The connection does not have to result in a product's being sold, but those who don't make a referral will have their deferred compensation docked by one percentage point in 2016.

Most advisers are already making at least one referral a year, according to Merrill Lynch spokeswoman Susan McCabe.

Referrals are still a point of contention for some advisers, who are not always eager to share clients.

“That's always an area of focus and contention — how fast and how far to promote the lending aspect of the bank,” said compensation consultant Andy Tasnady of Tasnady Associates. “It's a careful calibration for encouraging it without pushing it too far.”

Keeping clients in cash or money funds also will be less profitable as the firm reduces cash payouts to four basis points from eight in 2014.

SMALL HOUSEHOLDS

At the same time, Bank of America Merrill Lynch is making it less profitable for its roughly 14,000 brokers and advisers to serve affluent households of $250,000 or less.
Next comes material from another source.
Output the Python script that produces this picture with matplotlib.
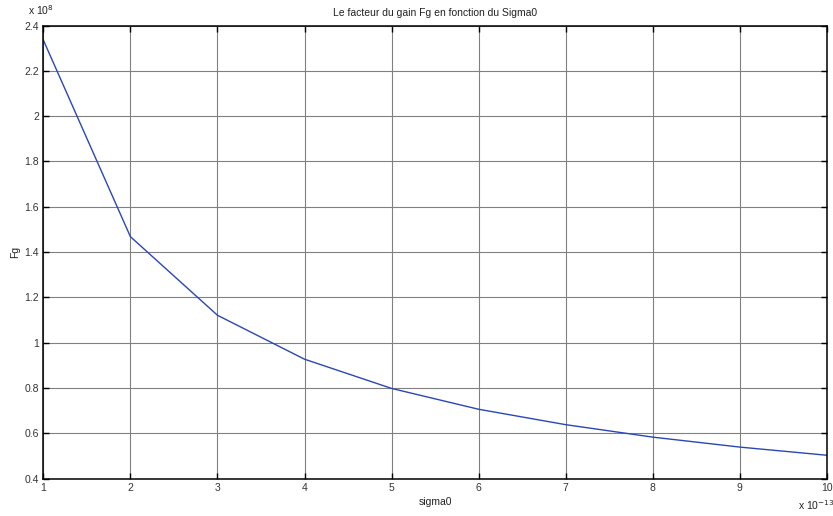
import matplotlib.pyplot as plt
from matplotlib.ticker import FixedLocator, FixedFormatter

# Data (x in units of 1e-13, y in units of 1e8)
sigma0 = [1, 2, 3, 4, 5, 6, 7, 8, 9, 10]
fg = [2.336, 1.468, 1.121, 0.927, 0.798, 0.706, 0.638, 0.583, 0.539, 0.503]

xticks = [1, 2, 3, 4, 5, 6, 7, 8, 9, 10]
yticks = [0.4, 0.6, 0.8, 1.0, 1.2, 1.4, 1.6, 1.8, 2.0, 2.2, 2.4]
ytick_labels = ['0.4', '0.6', '0.8', '1', '1.2', '1.4', '1.6', '1.8', '2', '2.2', '2.4']

plt.rcParams['font.family'] = ['Liberation Sans', 'DejaVu Sans']

fig = plt.figure(figsize=(8.33, 5.16), dpi=100)
ax = fig.add_axes([0.052, 0.0725, 0.9408, 0.878])

ax.plot(sigma0, fg, color='#2a46b8', linewidth=1.0)

ax.set_xlim(1, 10)
ax.set_ylim(0.4, 2.4)
ax.xaxis.set_major_locator(FixedLocator(xticks))
ax.yaxis.set_major_locator(FixedLocator(yticks))
ax.yaxis.set_major_formatter(FixedFormatter(ytick_labels))

ax.grid(True, color='0.5', linewidth=0.8)
ax.tick_params(direction='in', length=4, width=1, top=True, right=True,
               labelsize=7.5, labelcolor='#333333', pad=3)
for sp in ax.spines.values():
    sp.set_linewidth(1.1)
    sp.set_color('black')

ax.set_title('Le facteur du gain Fg en fonction du Sigma0', fontsize=7.5, pad=7,
             color='#222222')
ax.set_xlabel('sigma0', fontsize=7.5, labelpad=3, color='#222222')
ax.set_ylabel('Fg', fontsize=7.5, labelpad=3, color='#222222')

# MATLAB-style exponent labels
fig.text(0.034, 0.967, r'x 10$^{8}$', fontsize=7.5, ha='left', va='bottom',
         color='#222222')
fig.text(0.958, 0.008, r'x 10$^{-13}$', fontsize=7.5, ha='left', va='bottom',
         color='#222222')

fig.savefig('out.png', dpi=100)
Those who have more than 20% of their business below $250,000 will no longer be paid on those accounts. The firm has been moving away from that size of client in recent years as it pushes advisers to send them to Bank of America's Merrill Edge program.

The firm is the “leader in encouraging small household penalties,” Mr. Tasnady said. UBS Wealth Management Americas and Morgan Stanley Wealth Management pay on clients above $100,000; Wells Fargo Advisors does not have a penalty.
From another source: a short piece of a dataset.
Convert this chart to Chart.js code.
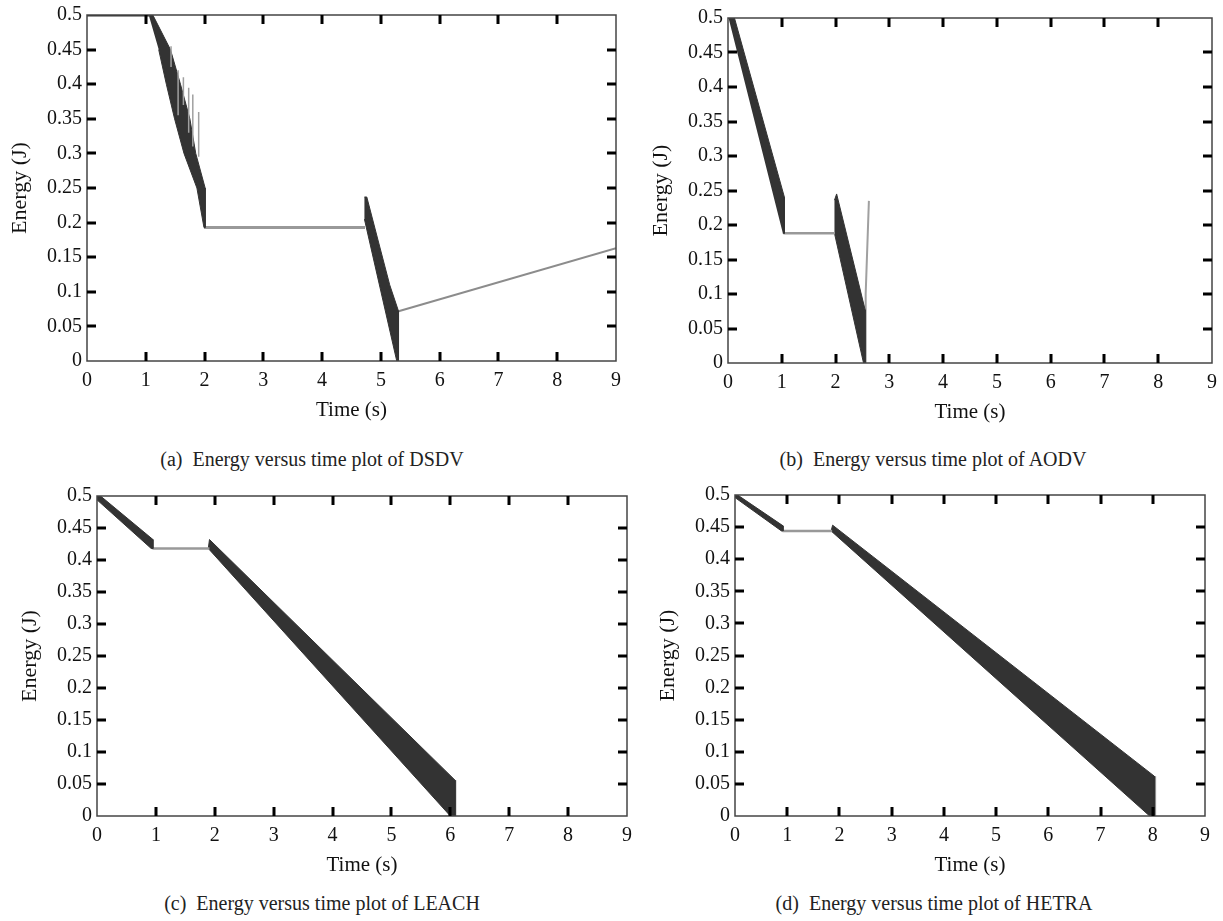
<!DOCTYPE html>
<html>
<head>
<meta charset="utf-8">
<script src="https://cdn.jsdelivr.net/npm/chart.js@4.4.1/dist/chart.umd.min.js"></script>
<style>
  body { margin: 0; background: #fff; width: 1223px; height: 921px; position: relative; overflow: hidden; font-family: 'Liberation Serif', serif; }
  canvas { position: absolute; }
  .cap { position: absolute; font-size: 20px; line-height: 24px; color: #222; white-space: pre; transform: translateX(-50%); }
</style>
</head>
<body>
<canvas id="chartA"></canvas>
<canvas id="chartB"></canvas>
<canvas id="chartC"></canvas>
<canvas id="chartD"></canvas>
<div class="cap" style="left:312px;top:447px">(a)  Energy versus time plot of DSDV</div>
<div class="cap" style="left:933px;top:447px">(b)  Energy versus time plot of AODV</div>
<div class="cap" style="left:322px;top:891px">(c)  Energy versus time plot of LEACH</div>
<div class="cap" style="left:934px;top:891px">(d)  Energy versus time plot of HETRA</div>
<script>
// ---- data (time in s, energy in J) ----

// (a) DSDV
const dsdvFullT = [0.00, 1.06];
const dsdvFullE = [0.500, 0.500];
const dsdvDrain1T = [1.05, 1.12, 1.42, 1.59, 1.75, 1.85, 2.01, 2.01, 1.99, 1.87, 1.65, 1.49, 1.35, 1.22];
const dsdvDrain1E = [0.500, 0.500, 0.450, 0.400, 0.350, 0.300, 0.250, 0.193, 0.193, 0.250, 0.300, 0.350, 0.400, 0.450];
const dsdvSpikeT = [1.43, 1.55, 1.64, 1.73, 1.80, 1.90];
const dsdvSpikeHi = [0.455, 0.420, 0.410, 0.395, 0.385, 0.360];
const dsdvSpikeLo = [0.425, 0.355, 0.370, 0.330, 0.310, 0.295];
const dsdvIdleT = [1.99, 4.73];
const dsdvIdleE = [0.193, 0.193];
const dsdvDrain2T = [4.72, 4.76, 4.95, 5.15, 5.30, 5.30, 5.27, 4.72];
const dsdvDrain2E = [0.237, 0.237, 0.175, 0.110, 0.072, 0.000, 0.000, 0.205];
const dsdvRiseT = [5.30, 9.00];
const dsdvRiseE = [0.072, 0.163];

// (b) AODV
const aodvDrain1T = [0.01, 0.12, 1.05, 1.05, 1.02];
const aodvDrain1E = [0.500, 0.500, 0.240, 0.188, 0.188];
const aodvIdleT = [1.03, 1.99];
const aodvIdleE = [0.188, 0.188];
const aodvDrain2T = [1.98, 2.02, 2.55, 2.55, 2.52, 1.98];
const aodvDrain2E = [0.236, 0.245, 0.077, 0.000, 0.000, 0.188];
const aodvTailT = [2.55, 2.56, 2.60, 2.62];
const aodvTailE = [0.000, 0.100, 0.190, 0.235];

// (c) LEACH
const leachDrain1T = [0.00, 0.06, 0.95, 0.95, 0.92, 0.00];
const leachDrain1E = [0.500, 0.500, 0.432, 0.418, 0.418, 0.494];
const leachIdleT = [0.94, 1.91];
const leachIdleE = [0.418, 0.418];
const leachDrain2T = [1.89, 1.91, 6.08, 6.08, 6.00, 1.89];
const leachDrain2E = [0.418, 0.432, 0.056, 0.000, 0.000, 0.418];
const leachEndT = [6.08, 6.08];
const leachEndE = [0.056, 0.000];
const leachDeadT = [5.00, 6.00];
const leachDeadE = [0.000, 0.000];

// (d) HETRA
const hetraDrain1T = [0.00, 0.05, 0.92, 0.92, 0.89, 0.00];
const hetraDrain1E = [0.500, 0.500, 0.452, 0.444, 0.444, 0.496];
const hetraIdleT = [0.91, 1.86];
const hetraIdleE = [0.444, 0.444];
const hetraDrain2T = [1.84, 1.87, 8.03, 8.03, 7.94, 1.84];
const hetraDrain2E = [0.444, 0.453, 0.062, 0.000, 0.000, 0.444];
const hetraEndT = [8.04, 8.04];
const hetraEndE = [0.062, 0.000];

const timeTicks = [0, 1, 2, 3, 4, 5, 6, 7, 8, 9];
const energyTicks = [0, 0.05, 0.1, 0.15, 0.2, 0.25, 0.3, 0.35, 0.4, 0.45, 0.5];

// ---- layout ----
const Y_W = 80;   // y axis block (title + labels)
const X_H = 62;   // x axis block (labels + title)
const PAD = 16;
const TICK = 9;
const DARK = '#333333';
const GREY = '#999999';

function pts(T, E) {
  return T.map((t, i) => ({x: t, y: E[i]}));
}
function band(T, E) {
  return {data: pts(T, E), borderColor: DARK, backgroundColor: DARK, borderWidth: 1, fill: 'shape'};
}
function trace(T, E, color, width) {
  return {data: pts(T, E), borderColor: color, borderWidth: width, fill: false};
}
function spikes(T, hi, lo) {
  const out = [];
  T.forEach((t, i) => {
    out.push({x: t, y: hi[i]}, {x: t, y: lo[i]}, {x: t, y: null});
  });
  return {data: out, borderColor: '#a0a0a0', borderWidth: 1.5, fill: false, spanGaps: false};
}

// box round the plot with inward tick marks on all four sides
const frame = {
  id: 'frame',
  afterDraw(chart) {
    const ctx = chart.ctx;
    const a = chart.chartArea;
    const xs = chart.scales.x;
    const ys = chart.scales.y;
    ctx.save();
    ctx.strokeStyle = '#444';
    ctx.lineWidth = 1.5;
    ctx.strokeRect(a.left, a.top, a.right - a.left, a.bottom - a.top);
    ctx.fillStyle = '#000000';
    for (const v of timeTicks.slice(1, -1)) {
      const px = Math.round(xs.getPixelForValue(v));
      ctx.fillRect(px - 1.5, a.bottom - TICK, 3, TICK);
      ctx.fillRect(px - 1.5, a.top, 3, TICK);
    }
    for (const v of energyTicks.slice(1, -1)) {
      const py = Math.round(ys.getPixelForValue(v));
      ctx.fillRect(a.left, py - 1.5, TICK, 3);
      ctx.fillRect(a.right - TICK, py - 1.5, TICK, 3);
    }
    ctx.restore();
  }
};

Chart.defaults.font.family = "'Liberation Serif', serif";
Chart.defaults.font.size = 20;
Chart.defaults.color = '#111';

function makePanel(id, box, datasets) {
  const [L, T, R, B] = box;
  const canvas = document.getElementById(id);
  const w = R - L + Y_W + PAD;
  const h = B - T + PAD + X_H;
  canvas.width = w; canvas.height = h;
  canvas.style.width = w + 'px'; canvas.style.height = h + 'px';
  canvas.style.left = (L - Y_W) + 'px';
  canvas.style.top = (T - PAD) + 'px';
  datasets.forEach(d => { d.pointRadius = 0; d.tension = 0; });
  return new Chart(canvas, {
    type: 'line',
    data: {datasets},
    plugins: [frame],
    options: {
      responsive: false,
      animation: false,
      events: [],
      devicePixelRatio: 1,
      layout: {padding: {top: PAD, right: PAD, left: 0, bottom: 0}},
      plugins: {legend: {display: false}, tooltip: {enabled: false}},
      scales: {
        x: {
          type: 'linear', min: timeTicks[0], max: timeTicks[timeTicks.length - 1],
          ticks: {stepSize: 1, padding: 8, maxRotation: 0, callback: v => String(v)},
          grid: {display: false, drawTicks: false},
          border: {display: false},
          title: {display: true, text: 'Time (s)', padding: {top: 0, bottom: 0}, font: {size: 21}},
          afterFit: s => { s.height = X_H; }
        },
        y: {
          type: 'linear', min: energyTicks[0], max: energyTicks[energyTicks.length - 1],
          ticks: {stepSize: 0.05, padding: 5, callback: v => String(+v.toFixed(2))},
          grid: {display: false, drawTicks: false},
          border: {display: false},
          title: {display: true, text: 'Energy (J)', padding: {top: 0, bottom: 0}, font: {size: 22}},
          afterFit: s => { s.width = Y_W; }
        }
      }
    }
  });
}

makePanel('chartA', [87, 14, 616, 361], [
  trace(dsdvFullT, dsdvFullE, DARK, 3),
  spikes(dsdvSpikeT, dsdvSpikeHi, dsdvSpikeLo),
  band(dsdvDrain1T, dsdvDrain1E),
  trace(dsdvIdleT, dsdvIdleE, GREY, 3),
  band(dsdvDrain2T, dsdvDrain2E),
  trace(dsdvRiseT, dsdvRiseE, '#8c8c8c', 2)
]);

makePanel('chartB', [728, 17, 1212, 363], [
  band(aodvDrain1T, aodvDrain1E),
  trace(aodvIdleT, aodvIdleE, GREY, 2.5),
  band(aodvDrain2T, aodvDrain2E),
  trace(aodvTailT, aodvTailE, '#a0a0a0', 2)
]);

makePanel('chartC', [97, 495, 627, 816], [
  trace(leachDeadT, leachDeadE, '#d0d0d0', 2),
  band(leachDrain1T, leachDrain1E),
  trace(leachIdleT, leachIdleE, GREY, 2.5),
  band(leachDrain2T, leachDrain2E),
  trace(leachEndT, leachEndE, '#8c8c8c', 2.5)
]);

makePanel('chartD', [735, 494, 1205, 816], [
  band(hetraDrain1T, hetraDrain1E),
  trace(hetraIdleT, hetraIdleE, GREY, 2.5),
  band(hetraDrain2T, hetraDrain2E),
  trace(hetraEndT, hetraEndE, '#8c8c8c', 2.5)
]);
</script>
</body>
</html>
Only 3% of Merrill Lynch advisers would be affected be the change in small household policy, according to a source at the firm. But the effect could be dramatic for the small portion who have a lot of clients in the $250,000 range, Mr. Tasnady said.

“If you're a $500,000 producer and that was 20% of your revenue, now you're going to be a $400,000 producer,” he said.

The core compensation grid, which provides a general estimate of how much advisers will bring in based on the annual revenue they produce, will remain unchanged at both firms.

Morgan Stanley, which announced its compensation changes officially earlier this month, also left its grid unchanged but is deferring more of its brokers' pay.